SHORT PROBLEM:
All of the material should be reproduced exactly, with pictures left out.

DATA EXTRACT:

Start

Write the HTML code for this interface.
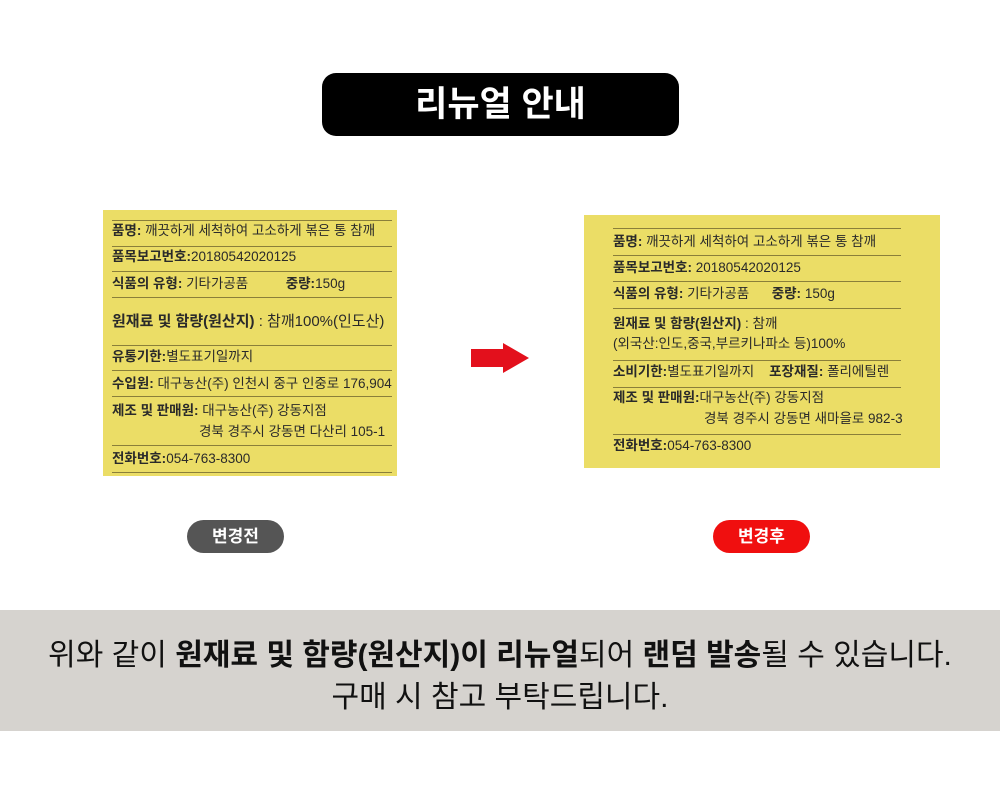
<!DOCTYPE html>
<html><head><meta charset="utf-8"><style>
*{margin:0;padding:0;box-sizing:border-box}
body{width:1000px;height:797px;background:#fff;position:relative;overflow:hidden;font-family:"Liberation Sans","Noto Sans CJK KR",sans-serif;color:#222}
.a{position:absolute;white-space:nowrap}
.title{left:322px;top:73px;width:357px;height:63px;background:#000;border-radius:14px;color:#fff;font-size:35px;font-weight:bold;text-align:center;line-height:63px}
.box{position:absolute;background:#ebdd66}
.ln{position:absolute;height:1px;background:#8a7f3a}
.t{position:absolute;white-space:nowrap;font-size:13.5px;color:#2a2a2a;line-height:16px}
.t b{font-weight:bold}
.pill{position:absolute;height:33px;border-radius:17px;color:#fff;font-size:17px;font-weight:bold;text-align:center;line-height:33px}
.band{position:absolute;left:0;top:610px;width:1000px;height:121px;background:#d6d3cf}
.bt{position:absolute;left:0;width:1000px;text-align:center;font-size:30px;color:#111;white-space:nowrap}
</style></head><body>
<div class="a title">리뉴얼 안내</div>

<div class="box" style="left:103px;top:210px;width:294px;height:266px"></div>
<div class="ln" style="left:112px;top:220px;width:280px"></div>
<div class="ln" style="left:112px;top:246px;width:280px"></div>
<div class="ln" style="left:112px;top:271px;width:280px"></div>
<div class="ln" style="left:112px;top:297px;width:280px"></div>
<div class="ln" style="left:112px;top:345px;width:280px"></div>
<div class="ln" style="left:112px;top:370px;width:280px"></div>
<div class="ln" style="left:112px;top:396px;width:280px"></div>
<div class="ln" style="left:112px;top:445px;width:280px"></div>
<div class="ln" style="left:112px;top:472px;width:280px"></div>
<div class="t" style="left:112px;top:223px"><b>품명:</b> 깨끗하게 세척하여 고소하게 볶은 통 참깨</div>
<div class="t" style="left:112px;top:249px"><b>품목보고번호:</b>20180542020125</div>
<div class="t" style="left:112px;top:276px"><b>식품의 유형:</b> 기타가공품 &nbsp;&nbsp;&nbsp;&nbsp;&nbsp;&nbsp;&nbsp;&nbsp;&nbsp;<b>중량:</b>150g</div>
<div class="t" style="left:112px;top:314px;font-size:15px"><b>원재료 및 함량(원산지)</b> : 참깨100%(인도산)</div>
<div class="t" style="left:112px;top:349px"><b>유통기한:</b>별도표기일까지</div>
<div class="t" style="left:112px;top:376px"><b>수입원:</b> 대구농산(주) 인천시 중구 인중로 176,904</div>
<div class="t" style="left:112px;top:403px"><b>제조 및 판매원:</b> 대구농산(주) 강동지점</div>
<div class="t" style="left:199px;top:424px">경북 경주시 강동면 다산리 105-1</div>
<div class="t" style="left:112px;top:451px"><b>전화번호:</b>054-763-8300</div>

<svg class="a" style="left:469px;top:341px" width="62" height="34"><polygon points="2,8 34,8 34,2 60,17 34,32 34,26 2,26" fill="#e3101c"/></svg>

<div class="box" style="left:584px;top:215px;width:356px;height:253px"></div>
<div class="ln" style="left:613px;top:228px;width:288px"></div>
<div class="ln" style="left:613px;top:255px;width:288px"></div>
<div class="ln" style="left:613px;top:281px;width:288px"></div>
<div class="ln" style="left:613px;top:308px;width:288px"></div>
<div class="ln" style="left:613px;top:360px;width:288px"></div>
<div class="ln" style="left:613px;top:387px;width:288px"></div>
<div class="ln" style="left:613px;top:434px;width:288px"></div>
<div class="t" style="left:613px;top:234px"><b>품명:</b> 깨끗하게 세척하여 고소하게 볶은 통 참깨</div>
<div class="t" style="left:613px;top:260px"><b>품목보고번호:</b> 20180542020125</div>
<div class="t" style="left:613px;top:286px"><b>식품의 유형:</b> 기타가공품 &nbsp;&nbsp;&nbsp;&nbsp;&nbsp;<b>중량:</b> 150g</div>
<div class="t" style="left:613px;top:316px"><b>원재료 및 함량(원산지)</b> : 참깨</div>
<div class="t" style="left:613px;top:336px">(외국산:인도,중국,부르키나파소 등)100%</div>
<div class="t" style="left:613px;top:364px"><b>소비기한:</b>별도표기일까지 &nbsp;&nbsp;&nbsp;<b>포장재질:</b> 폴리에틸렌</div>
<div class="t" style="left:613px;top:390px"><b>제조 및 판매원:</b>대구농산(주) 강동지점</div>
<div class="t" style="left:704px;top:411px">경북 경주시 강동면 새마을로 982-3</div>
<div class="t" style="left:613px;top:438px"><b>전화번호:</b>054-763-8300</div>

<div class="pill" style="left:187px;top:520px;width:97px;background:#555">변경전</div>
<div class="pill" style="left:713px;top:520px;width:97px;background:#f00f0f">변경후</div>

<div class="band"></div>
<div class="bt" style="top:630px">위와 같이 <b>원재료 및 함량(원산지)이 리뉴얼</b>되어 <b>랜덤 발송</b>될 수 있습니다.</div>
<div class="bt" style="top:672px">구매 시 참고 부탁드립니다.</div>
</body></html>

End

SOLUTION TO THE EXERCISE:
Write the HTML code for this interface.
<!DOCTYPE html>
<html><head><meta charset="utf-8"><style>
*{margin:0;padding:0;box-sizing:border-box}
body{width:1000px;height:797px;background:#fff;position:relative;overflow:hidden;font-family:"Liberation Sans","Noto Sans CJK KR",sans-serif;color:#222}
.a{position:absolute;white-space:nowrap}
.title{left:322px;top:73px;width:357px;height:63px;background:#000;border-radius:14px;color:#fff;font-size:35px;font-weight:bold;text-align:center;line-height:63px}
.box{position:absolute;background:#ebdd66}
.ln{position:absolute;height:1px;background:#8a7f3a}
.t{position:absolute;white-space:nowrap;font-size:13.5px;color:#2a2a2a;line-height:16px}
.t b{font-weight:bold}
.pill{position:absolute;height:33px;border-radius:17px;color:#fff;font-size:17px;font-weight:bold;text-align:center;line-height:33px}
.band{position:absolute;left:0;top:610px;width:1000px;height:121px;background:#d6d3cf}
.bt{position:absolute;left:0;width:1000px;text-align:center;font-size:30px;color:#111;white-space:nowrap}
</style></head><body>
<div class="a title">리뉴얼 안내</div>

<div class="box" style="left:103px;top:210px;width:294px;height:266px"></div>
<div class="ln" style="left:112px;top:220px;width:280px"></div>
<div class="ln" style="left:112px;top:246px;width:280px"></div>
<div class="ln" style="left:112px;top:271px;width:280px"></div>
<div class="ln" style="left:112px;top:297px;width:280px"></div>
<div class="ln" style="left:112px;top:345px;width:280px"></div>
<div class="ln" style="left:112px;top:370px;width:280px"></div>
<div class="ln" style="left:112px;top:396px;width:280px"></div>
<div class="ln" style="left:112px;top:445px;width:280px"></div>
<div class="ln" style="left:112px;top:472px;width:280px"></div>
<div class="t" style="left:112px;top:223px"><b>품명:</b> 깨끗하게 세척하여 고소하게 볶은 통 참깨</div>
<div class="t" style="left:112px;top:249px"><b>품목보고번호:</b>20180542020125</div>
<div class="t" style="left:112px;top:276px"><b>식품의 유형:</b> 기타가공품 &nbsp;&nbsp;&nbsp;&nbsp;&nbsp;&nbsp;&nbsp;&nbsp;&nbsp;<b>중량:</b>150g</div>
<div class="t" style="left:112px;top:314px;font-size:15px"><b>원재료 및 함량(원산지)</b> : 참깨100%(인도산)</div>
<div class="t" style="left:112px;top:349px"><b>유통기한:</b>별도표기일까지</div>
<div class="t" style="left:112px;top:376px"><b>수입원:</b> 대구농산(주) 인천시 중구 인중로 176,904</div>
<div class="t" style="left:112px;top:403px"><b>제조 및 판매원:</b> 대구농산(주) 강동지점</div>
<div class="t" style="left:199px;top:424px">경북 경주시 강동면 다산리 105-1</div>
<div class="t" style="left:112px;top:451px"><b>전화번호:</b>054-763-8300</div>

<svg class="a" style="left:469px;top:341px" width="62" height="34"><polygon points="2,8 34,8 34,2 60,17 34,32 34,26 2,26" fill="#e3101c"/></svg>

<div class="box" style="left:584px;top:215px;width:356px;height:253px"></div>
<div class="ln" style="left:613px;top:228px;width:288px"></div>
<div class="ln" style="left:613px;top:255px;width:288px"></div>
<div class="ln" style="left:613px;top:281px;width:288px"></div>
<div class="ln" style="left:613px;top:308px;width:288px"></div>
<div class="ln" style="left:613px;top:360px;width:288px"></div>
<div class="ln" style="left:613px;top:387px;width:288px"></div>
<div class="ln" style="left:613px;top:434px;width:288px"></div>
<div class="t" style="left:613px;top:234px"><b>품명:</b> 깨끗하게 세척하여 고소하게 볶은 통 참깨</div>
<div class="t" style="left:613px;top:260px"><b>품목보고번호:</b> 20180542020125</div>
<div class="t" style="left:613px;top:286px"><b>식품의 유형:</b> 기타가공품 &nbsp;&nbsp;&nbsp;&nbsp;&nbsp;<b>중량:</b> 150g</div>
<div class="t" style="left:613px;top:316px"><b>원재료 및 함량(원산지)</b> : 참깨</div>
<div class="t" style="left:613px;top:336px">(외국산:인도,중국,부르키나파소 등)100%</div>
<div class="t" style="left:613px;top:364px"><b>소비기한:</b>별도표기일까지 &nbsp;&nbsp;&nbsp;<b>포장재질:</b> 폴리에틸렌</div>
<div class="t" style="left:613px;top:390px"><b>제조 및 판매원:</b>대구농산(주) 강동지점</div>
<div class="t" style="left:704px;top:411px">경북 경주시 강동면 새마을로 982-3</div>
<div class="t" style="left:613px;top:438px"><b>전화번호:</b>054-763-8300</div>

<div class="pill" style="left:187px;top:520px;width:97px;background:#555">변경전</div>
<div class="pill" style="left:713px;top:520px;width:97px;background:#f00f0f">변경후</div>

<div class="band"></div>
<div class="bt" style="top:630px">위와 같이 <b>원재료 및 함량(원산지)이 리뉴얼</b>되어 <b>랜덤 발송</b>될 수 있습니다.</div>
<div class="bt" style="top:672px">구매 시 참고 부탁드립니다.</div>
</body></html>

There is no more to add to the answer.